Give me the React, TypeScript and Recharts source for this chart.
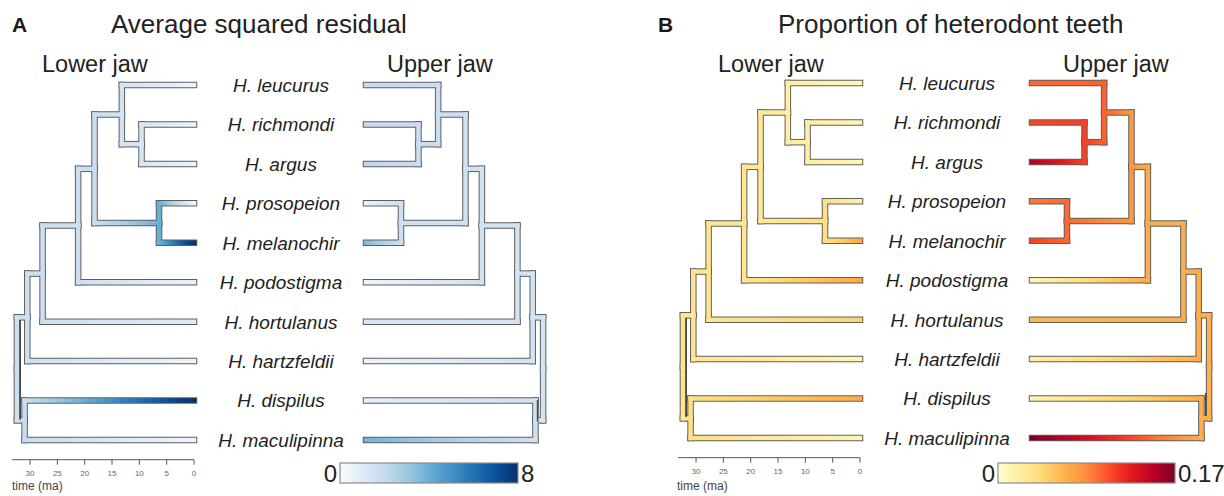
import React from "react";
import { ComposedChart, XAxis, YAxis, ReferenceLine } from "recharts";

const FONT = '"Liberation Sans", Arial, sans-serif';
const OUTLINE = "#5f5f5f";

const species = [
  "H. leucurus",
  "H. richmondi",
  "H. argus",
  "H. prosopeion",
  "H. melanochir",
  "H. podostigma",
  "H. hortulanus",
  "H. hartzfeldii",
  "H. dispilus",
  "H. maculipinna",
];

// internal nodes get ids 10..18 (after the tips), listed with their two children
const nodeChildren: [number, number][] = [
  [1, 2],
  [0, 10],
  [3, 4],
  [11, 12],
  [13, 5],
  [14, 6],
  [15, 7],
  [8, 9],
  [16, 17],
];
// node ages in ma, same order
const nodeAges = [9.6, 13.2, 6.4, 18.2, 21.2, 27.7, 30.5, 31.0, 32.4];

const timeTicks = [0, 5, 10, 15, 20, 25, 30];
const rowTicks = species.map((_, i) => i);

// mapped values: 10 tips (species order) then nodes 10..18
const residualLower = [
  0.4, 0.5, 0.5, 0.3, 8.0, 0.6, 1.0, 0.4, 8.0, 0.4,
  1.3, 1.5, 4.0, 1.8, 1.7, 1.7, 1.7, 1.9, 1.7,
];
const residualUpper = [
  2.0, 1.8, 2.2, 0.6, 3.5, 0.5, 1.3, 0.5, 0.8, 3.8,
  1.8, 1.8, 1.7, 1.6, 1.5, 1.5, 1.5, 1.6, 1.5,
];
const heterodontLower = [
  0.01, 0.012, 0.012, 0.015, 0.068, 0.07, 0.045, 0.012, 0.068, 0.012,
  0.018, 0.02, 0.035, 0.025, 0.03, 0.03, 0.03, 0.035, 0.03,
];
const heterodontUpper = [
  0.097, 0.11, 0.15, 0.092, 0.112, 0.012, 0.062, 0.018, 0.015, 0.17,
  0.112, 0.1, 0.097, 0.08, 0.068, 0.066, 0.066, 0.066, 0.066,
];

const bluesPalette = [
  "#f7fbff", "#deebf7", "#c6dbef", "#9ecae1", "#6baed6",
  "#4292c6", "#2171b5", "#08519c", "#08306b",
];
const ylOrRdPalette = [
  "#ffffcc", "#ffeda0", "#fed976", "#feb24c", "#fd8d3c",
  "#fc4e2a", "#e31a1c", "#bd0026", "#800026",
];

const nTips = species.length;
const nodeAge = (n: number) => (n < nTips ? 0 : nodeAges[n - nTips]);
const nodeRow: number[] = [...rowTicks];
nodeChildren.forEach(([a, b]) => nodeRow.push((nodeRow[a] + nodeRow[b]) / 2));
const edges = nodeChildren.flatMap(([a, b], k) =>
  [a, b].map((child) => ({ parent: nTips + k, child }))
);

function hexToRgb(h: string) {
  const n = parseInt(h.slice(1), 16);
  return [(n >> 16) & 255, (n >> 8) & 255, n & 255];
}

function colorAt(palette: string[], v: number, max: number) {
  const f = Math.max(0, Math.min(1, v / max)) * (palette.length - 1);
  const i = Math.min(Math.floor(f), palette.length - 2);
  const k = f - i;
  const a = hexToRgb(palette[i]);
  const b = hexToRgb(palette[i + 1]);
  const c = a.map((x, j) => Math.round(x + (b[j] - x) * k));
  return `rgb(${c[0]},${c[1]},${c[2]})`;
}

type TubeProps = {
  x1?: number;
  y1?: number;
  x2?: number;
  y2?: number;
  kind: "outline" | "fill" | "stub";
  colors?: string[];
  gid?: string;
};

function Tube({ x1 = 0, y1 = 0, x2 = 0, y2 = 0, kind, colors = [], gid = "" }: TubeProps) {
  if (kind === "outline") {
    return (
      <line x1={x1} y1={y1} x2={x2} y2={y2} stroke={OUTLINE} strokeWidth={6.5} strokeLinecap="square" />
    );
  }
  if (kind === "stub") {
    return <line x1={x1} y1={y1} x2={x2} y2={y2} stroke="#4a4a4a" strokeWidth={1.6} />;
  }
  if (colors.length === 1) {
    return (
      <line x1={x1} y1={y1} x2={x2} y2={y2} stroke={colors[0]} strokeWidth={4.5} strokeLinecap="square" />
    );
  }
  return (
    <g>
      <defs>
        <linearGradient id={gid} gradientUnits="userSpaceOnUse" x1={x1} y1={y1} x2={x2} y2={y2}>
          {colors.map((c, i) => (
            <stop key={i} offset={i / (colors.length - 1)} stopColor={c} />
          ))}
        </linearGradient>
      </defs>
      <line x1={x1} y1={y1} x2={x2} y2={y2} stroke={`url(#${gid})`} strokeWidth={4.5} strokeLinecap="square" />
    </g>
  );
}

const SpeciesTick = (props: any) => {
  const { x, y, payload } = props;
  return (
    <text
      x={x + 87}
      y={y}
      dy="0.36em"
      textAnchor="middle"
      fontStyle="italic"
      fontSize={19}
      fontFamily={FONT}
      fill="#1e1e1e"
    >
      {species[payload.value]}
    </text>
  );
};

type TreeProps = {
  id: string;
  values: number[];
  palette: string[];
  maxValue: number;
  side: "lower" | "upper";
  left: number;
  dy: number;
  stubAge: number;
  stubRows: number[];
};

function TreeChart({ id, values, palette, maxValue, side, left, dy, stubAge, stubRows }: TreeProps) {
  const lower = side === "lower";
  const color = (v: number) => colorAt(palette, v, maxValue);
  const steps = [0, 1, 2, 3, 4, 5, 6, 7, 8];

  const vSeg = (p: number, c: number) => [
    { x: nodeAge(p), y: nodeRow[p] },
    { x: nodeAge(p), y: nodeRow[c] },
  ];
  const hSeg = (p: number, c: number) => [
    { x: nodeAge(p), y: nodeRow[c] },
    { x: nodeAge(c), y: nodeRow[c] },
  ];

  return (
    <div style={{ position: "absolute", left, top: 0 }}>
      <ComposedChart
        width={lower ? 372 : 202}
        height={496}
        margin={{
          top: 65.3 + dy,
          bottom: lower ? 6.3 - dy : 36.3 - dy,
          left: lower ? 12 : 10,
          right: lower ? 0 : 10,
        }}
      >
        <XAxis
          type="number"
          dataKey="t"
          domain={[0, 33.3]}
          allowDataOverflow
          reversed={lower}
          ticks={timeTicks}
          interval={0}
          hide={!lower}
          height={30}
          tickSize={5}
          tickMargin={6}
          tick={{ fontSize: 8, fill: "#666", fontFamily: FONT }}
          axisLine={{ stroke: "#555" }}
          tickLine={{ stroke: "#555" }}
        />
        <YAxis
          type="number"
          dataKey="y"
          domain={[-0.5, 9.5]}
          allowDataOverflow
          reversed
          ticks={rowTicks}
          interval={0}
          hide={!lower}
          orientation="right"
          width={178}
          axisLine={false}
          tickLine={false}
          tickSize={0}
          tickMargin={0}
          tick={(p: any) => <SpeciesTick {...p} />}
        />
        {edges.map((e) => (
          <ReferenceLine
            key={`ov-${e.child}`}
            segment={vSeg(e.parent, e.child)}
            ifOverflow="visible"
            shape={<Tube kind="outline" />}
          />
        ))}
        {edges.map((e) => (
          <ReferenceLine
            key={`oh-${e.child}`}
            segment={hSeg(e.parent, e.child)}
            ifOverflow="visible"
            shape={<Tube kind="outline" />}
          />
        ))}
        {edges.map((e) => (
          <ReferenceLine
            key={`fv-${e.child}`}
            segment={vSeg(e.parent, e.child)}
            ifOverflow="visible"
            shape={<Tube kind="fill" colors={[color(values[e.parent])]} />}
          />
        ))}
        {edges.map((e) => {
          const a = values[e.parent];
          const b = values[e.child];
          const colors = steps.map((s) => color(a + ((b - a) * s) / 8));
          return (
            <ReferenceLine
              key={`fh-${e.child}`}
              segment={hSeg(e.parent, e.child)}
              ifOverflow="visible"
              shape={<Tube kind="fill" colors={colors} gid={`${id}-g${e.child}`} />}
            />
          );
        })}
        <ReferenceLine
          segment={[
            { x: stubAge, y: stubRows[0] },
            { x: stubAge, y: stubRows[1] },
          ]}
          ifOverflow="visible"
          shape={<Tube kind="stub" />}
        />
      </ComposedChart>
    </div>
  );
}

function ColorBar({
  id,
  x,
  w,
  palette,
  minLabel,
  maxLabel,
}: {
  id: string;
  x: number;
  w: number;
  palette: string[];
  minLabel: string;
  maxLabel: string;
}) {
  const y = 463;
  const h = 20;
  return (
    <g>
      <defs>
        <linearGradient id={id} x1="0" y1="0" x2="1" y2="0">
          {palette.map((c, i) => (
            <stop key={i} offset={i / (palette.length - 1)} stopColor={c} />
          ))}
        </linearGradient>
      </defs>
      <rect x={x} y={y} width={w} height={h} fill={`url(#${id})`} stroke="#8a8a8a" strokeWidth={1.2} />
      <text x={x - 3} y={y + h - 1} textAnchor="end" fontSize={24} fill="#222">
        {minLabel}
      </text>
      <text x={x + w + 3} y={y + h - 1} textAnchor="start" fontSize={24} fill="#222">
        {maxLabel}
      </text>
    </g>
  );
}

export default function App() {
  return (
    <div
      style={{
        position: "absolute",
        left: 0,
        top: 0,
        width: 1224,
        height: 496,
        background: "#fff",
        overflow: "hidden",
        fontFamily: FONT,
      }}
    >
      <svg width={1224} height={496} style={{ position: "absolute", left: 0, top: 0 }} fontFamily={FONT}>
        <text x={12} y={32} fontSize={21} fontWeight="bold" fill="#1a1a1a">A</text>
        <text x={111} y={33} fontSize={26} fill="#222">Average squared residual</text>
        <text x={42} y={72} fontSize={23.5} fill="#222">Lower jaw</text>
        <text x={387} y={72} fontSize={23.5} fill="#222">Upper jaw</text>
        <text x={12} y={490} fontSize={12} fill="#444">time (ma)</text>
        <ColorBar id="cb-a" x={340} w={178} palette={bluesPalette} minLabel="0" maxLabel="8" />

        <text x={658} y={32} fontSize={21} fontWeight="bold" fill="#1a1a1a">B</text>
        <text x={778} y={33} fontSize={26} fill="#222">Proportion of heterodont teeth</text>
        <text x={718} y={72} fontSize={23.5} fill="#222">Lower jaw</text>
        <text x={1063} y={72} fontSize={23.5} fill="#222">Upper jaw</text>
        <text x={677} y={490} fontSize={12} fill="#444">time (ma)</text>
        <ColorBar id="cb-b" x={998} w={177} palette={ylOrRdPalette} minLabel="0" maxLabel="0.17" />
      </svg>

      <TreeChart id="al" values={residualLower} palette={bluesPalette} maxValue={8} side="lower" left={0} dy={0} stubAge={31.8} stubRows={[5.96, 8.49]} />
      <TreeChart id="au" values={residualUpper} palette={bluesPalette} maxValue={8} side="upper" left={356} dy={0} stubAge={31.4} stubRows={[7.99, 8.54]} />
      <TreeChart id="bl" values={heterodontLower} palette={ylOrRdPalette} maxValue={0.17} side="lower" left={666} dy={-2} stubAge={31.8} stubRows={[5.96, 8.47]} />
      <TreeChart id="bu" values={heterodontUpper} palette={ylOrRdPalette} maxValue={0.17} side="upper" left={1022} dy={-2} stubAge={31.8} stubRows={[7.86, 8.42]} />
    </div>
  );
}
=======
Write out an exact copy of the listing, first line through the line containing "const rowTicks = species.map((_, i) => i);", with the pictures left out.

**Answer to the task**
Give me the React, TypeScript and Recharts source for this chart.
import React from "react";
import { ComposedChart, XAxis, YAxis, ReferenceLine } from "recharts";

const FONT = '"Liberation Sans", Arial, sans-serif';
const OUTLINE = "#5f5f5f";

const species = [
  "H. leucurus",
  "H. richmondi",
  "H. argus",
  "H. prosopeion",
  "H. melanochir",
  "H. podostigma",
  "H. hortulanus",
  "H. hartzfeldii",
  "H. dispilus",
  "H. maculipinna",
];

// internal nodes get ids 10..18 (after the tips), listed with their two children
const nodeChildren: [number, number][] = [
  [1, 2],
  [0, 10],
  [3, 4],
  [11, 12],
  [13, 5],
  [14, 6],
  [15, 7],
  [8, 9],
  [16, 17],
];
// node ages in ma, same order
const nodeAges = [9.6, 13.2, 6.4, 18.2, 21.2, 27.7, 30.5, 31.0, 32.4];

const timeTicks = [0, 5, 10, 15, 20, 25, 30];
const rowTicks = species.map((_, i) => i);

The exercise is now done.